Set task. Output the material exactly, but drop every image it holds.

Information supplied.
•••
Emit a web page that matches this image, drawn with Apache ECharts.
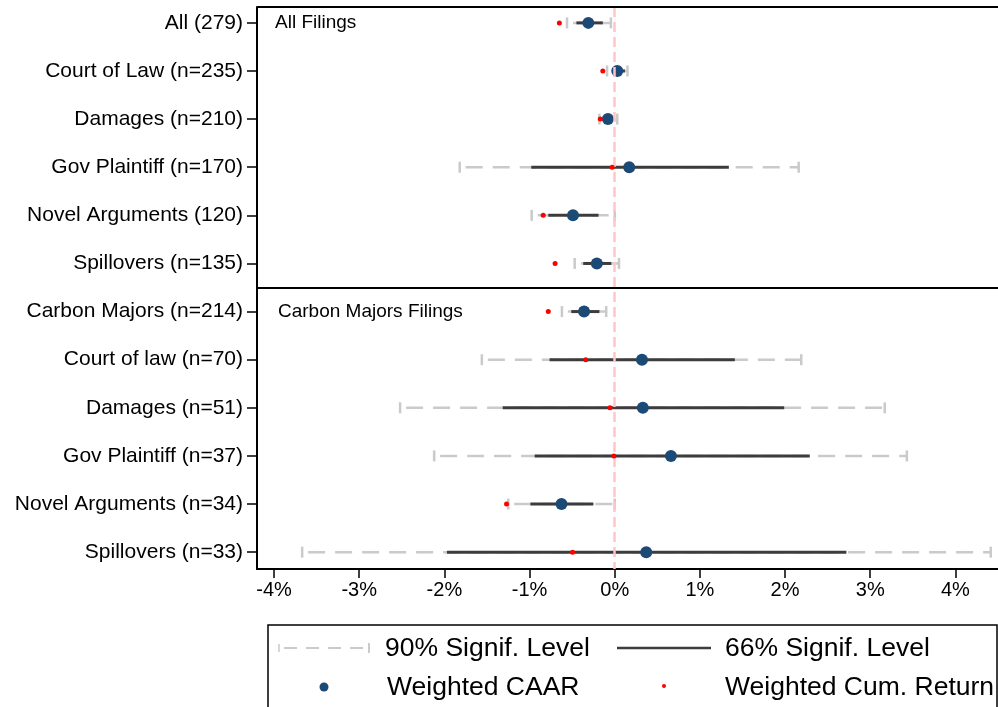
<!DOCTYPE html>
<html>
<head>
<meta charset="utf-8">
<script src="https://cdn.jsdelivr.net/npm/echarts@6/dist/echarts.min.js"></script>
<style>
  html, body { margin: 0; padding: 0; background: #fff; }
  #chart { width: 998px; height: 707px; }
</style>
</head>
<body>
<div id="chart"></div>
<script>
// rows, top to bottom
const categories = [
  'All (279)', 'Court of Law (n=235)', 'Damages (n=210)', 'Gov Plaintiff (n=170)',
  'Novel Arguments (120)', 'Spillovers (n=135)',
  'Carbon Majors (n=214)', 'Court of law (n=70)', 'Damages (n=51)', 'Gov Plaintiff (n=37)',
  'Novel Arguments (n=34)', 'Spillovers (n=33)'
];
// weighted CAAR (%)
const caar   = [-0.31, 0.03, -0.08, 0.17, -0.49, -0.21, -0.36, 0.32, 0.33, 0.66, -0.625, 0.37];
// weighted cumulative return (%)
const cumRet = [-0.65, -0.14, -0.17, -0.03, -0.84, -0.70, -0.78, -0.34, -0.056, -0.01, -1.27, -0.495];
// 90% bounds
const lo90 = [-0.56, -0.09, -0.18, -1.82, -0.975, -0.47, -0.62, -1.56, -2.52, -2.12, -1.25, -3.67];
const hi90 = [-0.045, 0.15, 0.03, 2.16, 0.0, 0.05, -0.10, 2.19, 3.17, 3.43, 0.0, 4.415];
// 66% bounds
const lo66 = [-0.45, -0.03, -0.15, -0.98, -0.78, -0.37, -0.51, -0.765, -1.315, -0.94, -0.99, -1.97];
const hi66 = [-0.14, 0.12, 0.0, 1.34, -0.19, -0.04, -0.18, 1.41, 1.99, 2.29, -0.25, 2.72];
const xTicks = [-4, -3, -2, -1, 0, 1, 2, 3, 4];
const panelLabels = ['All Filings', 'Carbon Majors Filings'];

const FONT = 'Liberation Sans, Arial, sans-serif';
const rowPos = categories.map((_, i) => i + 1);
const GREY = '#cacaca';
const DARK = '#3c3c3c';
const BLUE = '#1c4a76';

const chart = echarts.init(document.getElementById('chart'));

const ciData = categories.map((_, i) => [lo90[i], hi90[i], lo66[i], hi66[i], i + 1]);

function renderCI(params, api) {
  const y = api.value(4);
  const a = api.coord([api.value(0), y]);
  const b = api.coord([api.value(1), y]);
  const c = api.coord([api.value(2), y]);
  const d = api.coord([api.value(3), y]);
  const grey = {stroke: GREY, lineWidth: 2.5};
  return {
    type: 'group',
    children: [
      {type: 'line', shape: {x1: a[0], y1: a[1], x2: b[0], y2: b[1]},
        style: Object.assign({lineDash: [17, 10], lineDashOffset: -6}, grey)},
      {type: 'line', shape: {x1: a[0], y1: a[1] - 5.5, x2: a[0], y2: a[1] + 5.5}, style: grey},
      {type: 'line', shape: {x1: b[0], y1: b[1] - 5.5, x2: b[0], y2: b[1] + 5.5}, style: grey},
      {type: 'line', shape: {x1: c[0], y1: c[1], x2: d[0], y2: d[1]},
        style: {stroke: DARK, lineWidth: 3}}
    ]
  };
}

function legendText(x, y, text) {
  return {type: 'text', x: x, y: y,
    style: {text: text, font: '26.5px ' + FONT, fill: '#000', verticalAlign: 'middle'}};
}

const option = {
  animation: false,
  grid: {left: 257, right: 0, top: 7, bottom: 138},
  xAxis: {
    type: 'value', min: -4.2, max: 4.5,
    splitLine: {show: false},
    axisLine: {show: true, onZero: false, lineStyle: {color: '#000', width: 2}},
    axisTick: {show: true, length: 9, customValues: xTicks, lineStyle: {color: '#000', width: 1.5}},
    axisLabel: {customValues: xTicks, formatter: v => Math.round(v) + '%',
      color: '#000', fontFamily: FONT, fontSize: 20, margin: 11}
  },
  yAxis: {
    type: 'value', inverse: true, min: 0.67, max: 12.35,
    splitLine: {show: false},
    axisLine: {show: true, onZero: false, lineStyle: {color: '#000', width: 2}},
    axisTick: {show: true, length: 10, customValues: rowPos, lineStyle: {color: '#000', width: 1.5}},
    axisLabel: {customValues: rowPos, formatter: v => categories[Math.round(v) - 1] || '',
      color: '#000', fontFamily: FONT, fontSize: 21, margin: 14}
  },
  series: [
    {
      type: 'line', data: [], silent: true, z: 1,
      markLine: {
        symbol: 'none', silent: true, label: {show: false},
        lineStyle: {color: '#ffc6c6', width: 2.5, type: [10, 5]},
        data: [{xAxis: 0}]
      }
    },
    {
      type: 'line', data: [], silent: true, z: 6,
      markLine: {
        symbol: 'none', silent: true, label: {show: false},
        lineStyle: {color: '#000', width: 2, type: 'solid'},
        data: [{yAxis: 6.5}, {yAxis: 0.67}]
      }
    },
    {
      type: 'custom', renderItem: renderCI, data: ciData,
      encode: {x: [0, 1, 2, 3], y: 4}, z: 3
    },
    {
      type: 'scatter', data: caar.map((v, i) => [v, i + 1]),
      symbolSize: 12, itemStyle: {color: BLUE, opacity: 1}, z: 4
    },
    {
      type: 'scatter', data: cumRet.map((v, i) => [v, i + 1]),
      symbolSize: 5, itemStyle: {color: '#ff0000', opacity: 1}, z: 5
    }
  ],
  graphic: [
    {type: 'text', x: 275, y: 23, style: {text: panelLabels[0], font: '19px ' + FONT, fill: '#000', verticalAlign: 'middle'}},
    {type: 'text', x: 278, y: 312, style: {text: panelLabels[1], font: '19px ' + FONT, fill: '#000', verticalAlign: 'middle'}},
    // legend box
    {type: 'rect', shape: {x: 268, y: 625, width: 729, height: 100},
      style: {fill: '#fff', stroke: '#000', lineWidth: 1.5}},
    {type: 'line', shape: {x1: 279, y1: 648, x2: 369, y2: 648},
      style: {stroke: GREY, lineWidth: 2, lineDash: [13, 9], lineDashOffset: -5}},
    {type: 'line', shape: {x1: 279, y1: 644, x2: 279, y2: 652}, style: {stroke: GREY, lineWidth: 1.5}},
    {type: 'line', shape: {x1: 369, y1: 643, x2: 369, y2: 653}, style: {stroke: GREY, lineWidth: 2}},
    legendText(385, 649, '90% Signif. Level'),
    {type: 'line', shape: {x1: 617, y1: 648, x2: 711, y2: 648}, style: {stroke: DARK, lineWidth: 2.5}},
    legendText(725, 649, '66% Signif. Level'),
    {type: 'circle', shape: {cx: 324, cy: 687, r: 4.5}, style: {fill: BLUE}},
    legendText(387, 688, 'Weighted CAAR'),
    {type: 'circle', shape: {cx: 664, cy: 686, r: 2}, style: {fill: '#ff0000'}},
    legendText(725, 688, 'Weighted Cum. Return')
  ]
};

chart.setOption(option);
</script>
</body>
</html>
•••
Exercise output.
Emit a web page that matches this image, drawn with Apache ECharts.
<!DOCTYPE html>
<html>
<head>
<meta charset="utf-8">
<script src="https://cdn.jsdelivr.net/npm/echarts@6/dist/echarts.min.js"></script>
<style>
  html, body { margin: 0; padding: 0; background: #fff; }
  #chart { width: 998px; height: 707px; }
</style>
</head>
<body>
<div id="chart"></div>
<script>
// rows, top to bottom
const categories = [
  'All (279)', 'Court of Law (n=235)', 'Damages (n=210)', 'Gov Plaintiff (n=170)',
  'Novel Arguments (120)', 'Spillovers (n=135)',
  'Carbon Majors (n=214)', 'Court of law (n=70)', 'Damages (n=51)', 'Gov Plaintiff (n=37)',
  'Novel Arguments (n=34)', 'Spillovers (n=33)'
];
// weighted CAAR (%)
const caar   = [-0.31, 0.03, -0.08, 0.17, -0.49, -0.21, -0.36, 0.32, 0.33, 0.66, -0.625, 0.37];
// weighted cumulative return (%)
const cumRet = [-0.65, -0.14, -0.17, -0.03, -0.84, -0.70, -0.78, -0.34, -0.056, -0.01, -1.27, -0.495];
// 90% bounds
const lo90 = [-0.56, -0.09, -0.18, -1.82, -0.975, -0.47, -0.62, -1.56, -2.52, -2.12, -1.25, -3.67];
const hi90 = [-0.045, 0.15, 0.03, 2.16, 0.0, 0.05, -0.10, 2.19, 3.17, 3.43, 0.0, 4.415];
// 66% bounds
const lo66 = [-0.45, -0.03, -0.15, -0.98, -0.78, -0.37, -0.51, -0.765, -1.315, -0.94, -0.99, -1.97];
const hi66 = [-0.14, 0.12, 0.0, 1.34, -0.19, -0.04, -0.18, 1.41, 1.99, 2.29, -0.25, 2.72];
const xTicks = [-4, -3, -2, -1, 0, 1, 2, 3, 4];
const panelLabels = ['All Filings', 'Carbon Majors Filings'];

const FONT = 'Liberation Sans, Arial, sans-serif';
const rowPos = categories.map((_, i) => i + 1);
const GREY = '#cacaca';
const DARK = '#3c3c3c';
const BLUE = '#1c4a76';

const chart = echarts.init(document.getElementById('chart'));

const ciData = categories.map((_, i) => [lo90[i], hi90[i], lo66[i], hi66[i], i + 1]);

function renderCI(params, api) {
  const y = api.value(4);
  const a = api.coord([api.value(0), y]);
  const b = api.coord([api.value(1), y]);
  const c = api.coord([api.value(2), y]);
  const d = api.coord([api.value(3), y]);
  const grey = {stroke: GREY, lineWidth: 2.5};
  return {
    type: 'group',
    children: [
      {type: 'line', shape: {x1: a[0], y1: a[1], x2: b[0], y2: b[1]},
        style: Object.assign({lineDash: [17, 10], lineDashOffset: -6}, grey)},
      {type: 'line', shape: {x1: a[0], y1: a[1] - 5.5, x2: a[0], y2: a[1] + 5.5}, style: grey},
      {type: 'line', shape: {x1: b[0], y1: b[1] - 5.5, x2: b[0], y2: b[1] + 5.5}, style: grey},
      {type: 'line', shape: {x1: c[0], y1: c[1], x2: d[0], y2: d[1]},
        style: {stroke: DARK, lineWidth: 3}}
    ]
  };
}

function legendText(x, y, text) {
  return {type: 'text', x: x, y: y,
    style: {text: text, font: '26.5px ' + FONT, fill: '#000', verticalAlign: 'middle'}};
}

const option = {
  animation: false,
  grid: {left: 257, right: 0, top: 7, bottom: 138},
  xAxis: {
    type: 'value', min: -4.2, max: 4.5,
    splitLine: {show: false},
    axisLine: {show: true, onZero: false, lineStyle: {color: '#000', width: 2}},
    axisTick: {show: true, length: 9, customValues: xTicks, lineStyle: {color: '#000', width: 1.5}},
    axisLabel: {customValues: xTicks, formatter: v => Math.round(v) + '%',
      color: '#000', fontFamily: FONT, fontSize: 20, margin: 11}
  },
  yAxis: {
    type: 'value', inverse: true, min: 0.67, max: 12.35,
    splitLine: {show: false},
    axisLine: {show: true, onZero: false, lineStyle: {color: '#000', width: 2}},
    axisTick: {show: true, length: 10, customValues: rowPos, lineStyle: {color: '#000', width: 1.5}},
    axisLabel: {customValues: rowPos, formatter: v => categories[Math.round(v) - 1] || '',
      color: '#000', fontFamily: FONT, fontSize: 21, margin: 14}
  },
  series: [
    {
      type: 'line', data: [], silent: true, z: 1,
      markLine: {
        symbol: 'none', silent: true, label: {show: false},
        lineStyle: {color: '#ffc6c6', width: 2.5, type: [10, 5]},
        data: [{xAxis: 0}]
      }
    },
    {
      type: 'line', data: [], silent: true, z: 6,
      markLine: {
        symbol: 'none', silent: true, label: {show: false},
        lineStyle: {color: '#000', width: 2, type: 'solid'},
        data: [{yAxis: 6.5}, {yAxis: 0.67}]
      }
    },
    {
      type: 'custom', renderItem: renderCI, data: ciData,
      encode: {x: [0, 1, 2, 3], y: 4}, z: 3
    },
    {
      type: 'scatter', data: caar.map((v, i) => [v, i + 1]),
      symbolSize: 12, itemStyle: {color: BLUE, opacity: 1}, z: 4
    },
    {
      type: 'scatter', data: cumRet.map((v, i) => [v, i + 1]),
      symbolSize: 5, itemStyle: {color: '#ff0000', opacity: 1}, z: 5
    }
  ],
  graphic: [
    {type: 'text', x: 275, y: 23, style: {text: panelLabels[0], font: '19px ' + FONT, fill: '#000', verticalAlign: 'middle'}},
    {type: 'text', x: 278, y: 312, style: {text: panelLabels[1], font: '19px ' + FONT, fill: '#000', verticalAlign: 'middle'}},
    // legend box
    {type: 'rect', shape: {x: 268, y: 625, width: 729, height: 100},
      style: {fill: '#fff', stroke: '#000', lineWidth: 1.5}},
    {type: 'line', shape: {x1: 279, y1: 648, x2: 369, y2: 648},
      style: {stroke: GREY, lineWidth: 2, lineDash: [13, 9], lineDashOffset: -5}},
    {type: 'line', shape: {x1: 279, y1: 644, x2: 279, y2: 652}, style: {stroke: GREY, lineWidth: 1.5}},
    {type: 'line', shape: {x1: 369, y1: 643, x2: 369, y2: 653}, style: {stroke: GREY, lineWidth: 2}},
    legendText(385, 649, '90% Signif. Level'),
    {type: 'line', shape: {x1: 617, y1: 648, x2: 711, y2: 648}, style: {stroke: DARK, lineWidth: 2.5}},
    legendText(725, 649, '66% Signif. Level'),
    {type: 'circle', shape: {cx: 324, cy: 687, r: 4.5}, style: {fill: BLUE}},
    legendText(387, 688, 'Weighted CAAR'),
    {type: 'circle', shape: {cx: 664, cy: 686, r: 2}, style: {fill: '#ff0000'}},
    legendText(725, 688, 'Weighted Cum. Return')
  ]
};

chart.setOption(option);
</script>
</body>
</html>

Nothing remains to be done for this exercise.